TASK BRIEF =
Only lines holding the string "this" are wanted; copy each one from the material.

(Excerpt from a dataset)
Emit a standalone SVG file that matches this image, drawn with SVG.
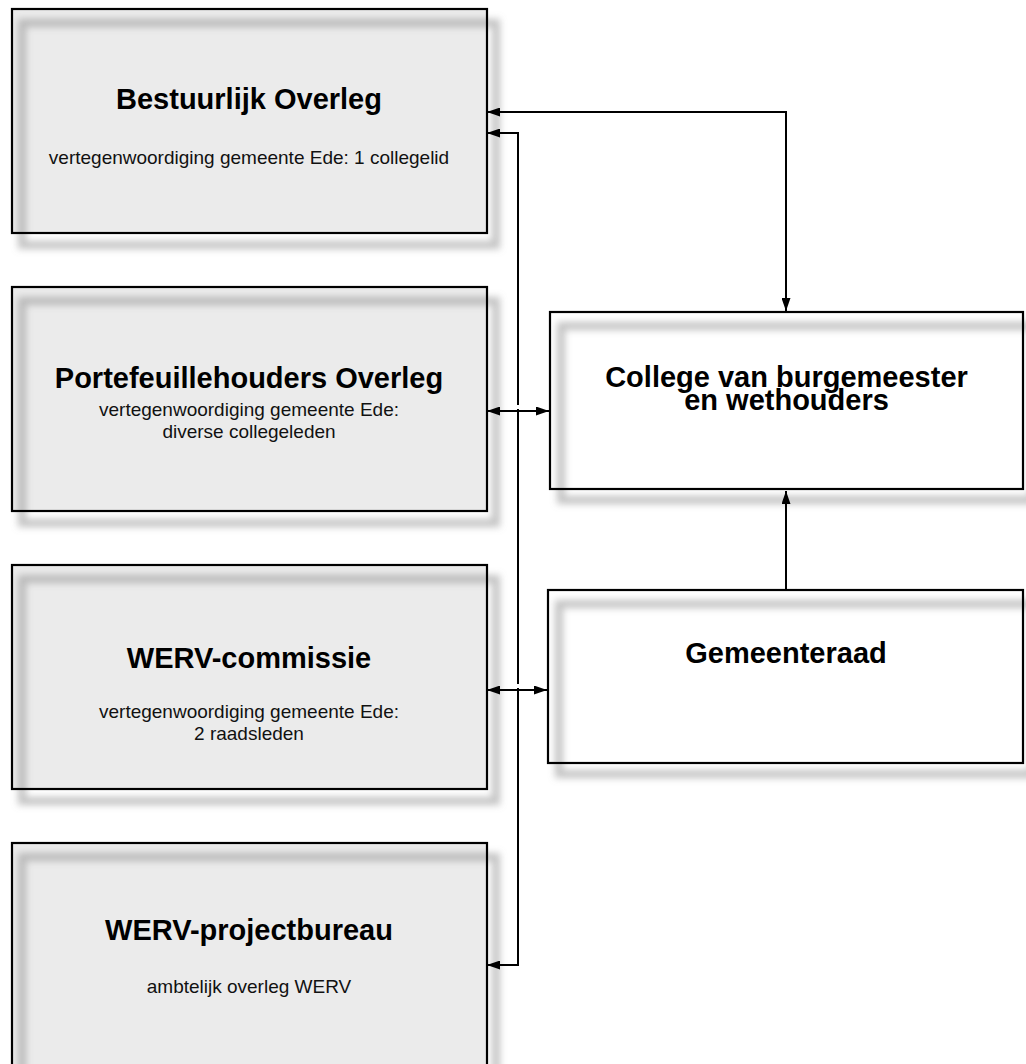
<svg xmlns="http://www.w3.org/2000/svg" width="1026" height="1064" viewBox="0 0 1026 1064">
<style>
.fill-g{fill:#ebebeb}
.fill-w{fill:#ffffff}
.frame{fill:none;stroke:#8a8a8a;stroke-opacity:0.5;stroke-width:8;filter:url(#blur)}
.edge{fill:none;stroke:#000;stroke-width:2.2}
.t{font-family:"Liberation Sans",Arial,Helvetica,sans-serif;font-weight:bold;font-size:29px;fill:#000;text-anchor:middle}
.s{font-family:"Liberation Sans",Arial,Helvetica,sans-serif;font-size:19px;fill:#111;text-anchor:middle}
.c{fill:none;stroke:#000;stroke-width:2}
</style>
<defs>
<filter id="blur" x="-10%" y="-10%" width="120%" height="120%"><feGaussianBlur stdDeviation="3.5"/></filter>
<marker id="ah" viewBox="0 0 13 9" refX="13" refY="4.5" markerWidth="13" markerHeight="9" markerUnits="userSpaceOnUse" orient="auto-start-reverse"><path d="M0,0 L13,4.5 L0,9 Z" fill="#000"/></marker>
</defs>

<g id="node-bestuurlijk">
<rect class="fill-g" x="12" y="9" width="475" height="224"/>
<rect class="frame" x="22" y="23" width="474" height="222"/>
<rect class="edge" x="12" y="9" width="475" height="224"/>
<text class="t" x="249" y="109">Bestuurlijk Overleg</text>
<text class="s" x="249" y="164">vertegenwoordiging gemeente Ede: 1 collegelid</text>
</g>

<g id="node-portefeuille">
<rect class="fill-g" x="12" y="287" width="475" height="224"/>
<rect class="frame" x="22" y="301" width="474" height="222"/>
<rect class="edge" x="12" y="287" width="475" height="224"/>
<text class="t" x="249" y="388">Portefeuillehouders Overleg</text>
<text class="s" x="249" y="416">vertegenwoordiging gemeente Ede:</text>
<text class="s" x="249" y="438">diverse collegeleden</text>
</g>

<g id="node-werv-commissie">
<rect class="fill-g" x="12" y="565" width="475" height="224"/>
<rect class="frame" x="22" y="579" width="474" height="222"/>
<rect class="edge" x="12" y="565" width="475" height="224"/>
<text class="t" x="249" y="668">WERV-commissie</text>
<text class="s" x="249" y="718">vertegenwoordiging gemeente Ede:</text>
<text class="s" x="249" y="740">2 raadsleden</text>
</g>

<g id="node-werv-projectbureau">
<rect class="fill-g" x="12" y="843" width="475" height="224"/>
<rect class="frame" x="22" y="857" width="474" height="222"/>
<rect class="edge" x="12" y="843" width="475" height="224"/>
<text class="t" x="249" y="940">WERV-projectbureau</text>
<text class="s" x="249" y="993">ambtelijk overleg WERV</text>
</g>

<g id="node-college">
<rect class="fill-w" x="550" y="312" width="473" height="177"/>
<rect class="frame" x="561" y="326" width="472" height="174"/>
<rect class="edge" x="550" y="312" width="473" height="177"/>
<text class="t"><tspan x="786.5" y="387">College van burgemeester</tspan><tspan x="786.5" y="410">en wethouders</tspan></text>
</g>

<g id="node-gemeenteraad">
<rect class="fill-w" x="548" y="590" width="475" height="173"/>
<rect class="frame" x="559" y="604" width="474" height="170"/>
<rect class="edge" x="548" y="590" width="475" height="173"/>
<text class="t" x="786" y="663">Gemeenteraad</text>
</g>

<g id="connectors">
<path class="c" d="M487,112 L786,112 L786,311" marker-start="url(#ah)" marker-end="url(#ah)"/>
<path class="c" d="M487,133 L518,133 L518,965 L487,965" marker-start="url(#ah)" marker-end="url(#ah)"/>
<rect x="515" y="405" width="6" height="4" fill="#fff"/>
<rect x="515" y="684" width="6" height="4" fill="#fff"/>
<path class="c" d="M487,411 L549,411" marker-start="url(#ah)" marker-end="url(#ah)"/>
<path class="c" d="M487,690 L547,690" marker-start="url(#ah)" marker-end="url(#ah)"/>
<path class="c" d="M786,590 L786,491" marker-end="url(#ah)"/>
</g>
</svg>
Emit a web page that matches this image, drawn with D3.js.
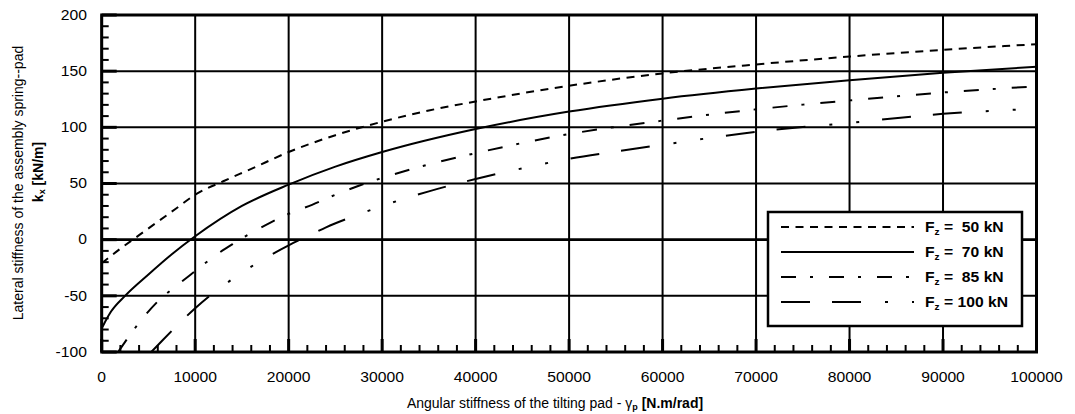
<!DOCTYPE html>
<html><head><meta charset="utf-8">
<script src="https://cdn.jsdelivr.net/npm/d3@7"></script>
<style>body{margin:0;background:#fff} text{font-family:"Liberation Sans",Arial,sans-serif;fill:#000}</style>
</head><body><svg id="c" width="1075" height="414"></svg>
<script>
const xTickValues=[0,10000,20000,30000,40000,50000,60000,70000,80000,90000,100000];
const yTickValues=[-100,-50,0,50,100,150,200];
const seriesNames=["50 kN","70 kN","85 kN","100 kN"];
const x50=[0,2000,4000,6000,8000,10000,13000,16000,20000,25000,30000,35000,40000,50000,60000,70000,80000,90000,100000];
const y50=[-21,-8,4,16,28,40,52,63,78,93,105,115,123,137,148,156,163,169,174];
const x70=[0,500,1000,2500,5000,7500,10000,15000,20000,25000,30000,40000,50000,60000,70000,80000,90000,100000];
const y70=[-79,-71,-64,-50,-31,-13,3,30,49,65,78,98.5,114,125.5,134.5,142,148.5,154];
const x85=[1750,2000,4000,6000,8000,10000,12000,14000,16000,18000,20000,22500,25000,27500,30000,35000,40000,50000,60000,70000,80000,90000,100000];
const y85=[-100,-97,-74,-55,-41,-28,-15,-4,6,15,23,31,40,48,55,67,77,94,106,116,124,131,136.5];
const x100=[5300,6000,8000,10000,12000,14000,16000,18000,20000,22000,24000,27000,30000,35000,40000,45000,50000,55000,60000,70000,80000,90000,100000];
const y100=[-100,-94,-77,-61,-47,-35,-24,-14,-5,3,11,21,30,43,54,63.5,72,78.5,84.5,96,104,112,116.5];

const dashes=["8,6.5",null,"15,14,3,16","29,22,29,24,3,24,3,23"];
const series=[[x50,y50],[x70,y70],[x85,y85],[x100,y100]].map((d,i)=>({name:seriesNames[i],dash:dashes[i],pts:d[0].map((v,j)=>[v,d[1][j]])}));

const svg=d3.select("#c");
const L=101.7,R=1036.5,T=15,B=352;
const x=d3.scaleLinear().domain([0,100000]).range([L,R]);
const y=d3.scaleLinear().domain([-100,200]).range([B,T]);
const SX=1.12;
function htext(px,py,str,opts={}){
  const g=svg.append("g").attr("transform",`translate(${px},${py}) scale(${SX},1)`);
  const t=g.append("text").attr("font-size",opts.size||14).attr("text-anchor",opts.anchor||"middle").attr("dominant-baseline","central");
  if(opts.bold) t.attr("font-weight","bold");
  return t.text(str);
}

// grid
svg.append("g").selectAll("line").data(xTickValues).join("line")
 .attr("x1",d=>x(d)).attr("x2",d=>x(d)).attr("y1",T).attr("y2",B).attr("stroke","#000").attr("stroke-width",2);
svg.append("g").selectAll("line").data(yTickValues).join("line")
 .attr("x1",L).attr("x2",R).attr("y1",d=>y(d)).attr("y2",d=>y(d)).attr("stroke","#000").attr("stroke-width",d=>d===0?2.6:2);

// curves
svg.append("clipPath").attr("id","pc").append("rect").attr("x",L).attr("y",T).attr("width",R-L).attr("height",B-T);
const line=d3.line().x(d=>x(d[0])).y(d=>y(d[1])).curve(d3.curveMonotoneX);
svg.append("g").attr("clip-path","url(#pc)").selectAll("path").data(series).join("path")
 .attr("d",d=>line(d.pts)).attr("fill","none").attr("stroke","#000").attr("stroke-width",2)
 .attr("stroke-dasharray",d=>d.dash);

// ticks
const xMinor=d3.range(0,100001,2000).filter(v=>v%10000!==0);
const yMinor=d3.range(-100,201,10).filter(v=>v%50!==0);
svg.append("g").selectAll("line").data(xMinor).join("line")
 .attr("x1",d=>x(d)).attr("x2",d=>x(d)).attr("y1",B).attr("y2",B-7).attr("stroke","#000").attr("stroke-width",2);
svg.append("g").selectAll("line").data(xTickValues).join("line")
 .attr("x1",d=>x(d)).attr("x2",d=>x(d)).attr("y1",B).attr("y2",B-13).attr("stroke","#000").attr("stroke-width",3);
svg.append("g").selectAll("line").data(yMinor).join("line")
 .attr("x1",L).attr("x2",L+7).attr("y1",d=>y(d)).attr("y2",d=>y(d)).attr("stroke","#000").attr("stroke-width",2);
svg.append("g").selectAll("line").data(yTickValues).join("line")
 .attr("x1",L).attr("x2",L+15).attr("y1",d=>y(d)).attr("y2",d=>y(d)).attr("stroke","#000").attr("stroke-width",3);

// border
svg.append("rect").attr("x",L).attr("y",T).attr("width",R-L).attr("height",B-T).attr("fill","none").attr("stroke","#000").attr("stroke-width",3);

// tick labels
xTickValues.forEach(v=>htext(x(v),377,String(v)));
yTickValues.forEach(v=>htext(87,y(v),String(v),{anchor:"end"}));

// legend
const lg={x0:768,x1:1022,y0:212,y1:326};
svg.append("rect").attr("x",lg.x0).attr("y",lg.y0).attr("width",lg.x1-lg.x0).attr("height",lg.y1-lg.y0).attr("fill","#fff").attr("stroke","#000").attr("stroke-width",2.5);
series.forEach((s,i)=>{
  const yy=227+25*i;
  svg.append("line").attr("x1",781).attr("x2",914).attr("y1",yy).attr("y2",yy).attr("stroke","#000").attr("stroke-width",2).attr("stroke-dasharray",s.dash);
  const g=svg.append("g").attr("transform",`translate(925,${yy}) scale(${SX},1)`);
  const t=g.append("text").attr("font-size",14).attr("font-weight","bold").attr("dominant-baseline","central");
  t.append("tspan").text("F");
  t.append("tspan").attr("font-size",9).attr("dy",4).text("z");
  const num=s.name.split(" ")[0];
  t.append("tspan").attr("dy",-4).attr("xml:space","preserve").style("white-space","pre").text(num.length<3?" =  "+s.name:" = "+s.name);
});

// axis titles
const xt=svg.append("g").attr("transform",`translate(555,403) scale(1.0,1)`).append("text").attr("font-size",14).attr("text-anchor","middle").attr("dominant-baseline","central");
xt.append("tspan").text("Angular stiffness of the tilting pad - ");
xt.append("tspan").text("γ");
xt.append("tspan").attr("font-size",9).attr("font-weight","bold").attr("dy",4).text("p");
xt.append("tspan").attr("dy",-4).attr("font-weight","bold").text(" [N.m/rad]");

const yt=svg.append("g").attr("transform","translate(18,183) rotate(-90)");
yt.append("text").attr("font-size",14).attr("text-anchor","middle").attr("dominant-baseline","central").text("Lateral stiffness of the assembly spring--pad");
const yt2=svg.append("g").attr("transform","translate(38,172) rotate(-90)").append("text").attr("font-size",14).attr("font-weight","bold").attr("text-anchor","middle").attr("dominant-baseline","central");
yt2.append("tspan").text("k");
yt2.append("tspan").attr("font-size",9).attr("dy",4).text("x");
yt2.append("tspan").attr("dy",-4).text(" [kN/m]");
</script></body></html>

SOLVED EXERCISE =
Emit a standalone SVG file that matches this image, drawn with SVG.
Emit a web page that matches this image, drawn with D3.js.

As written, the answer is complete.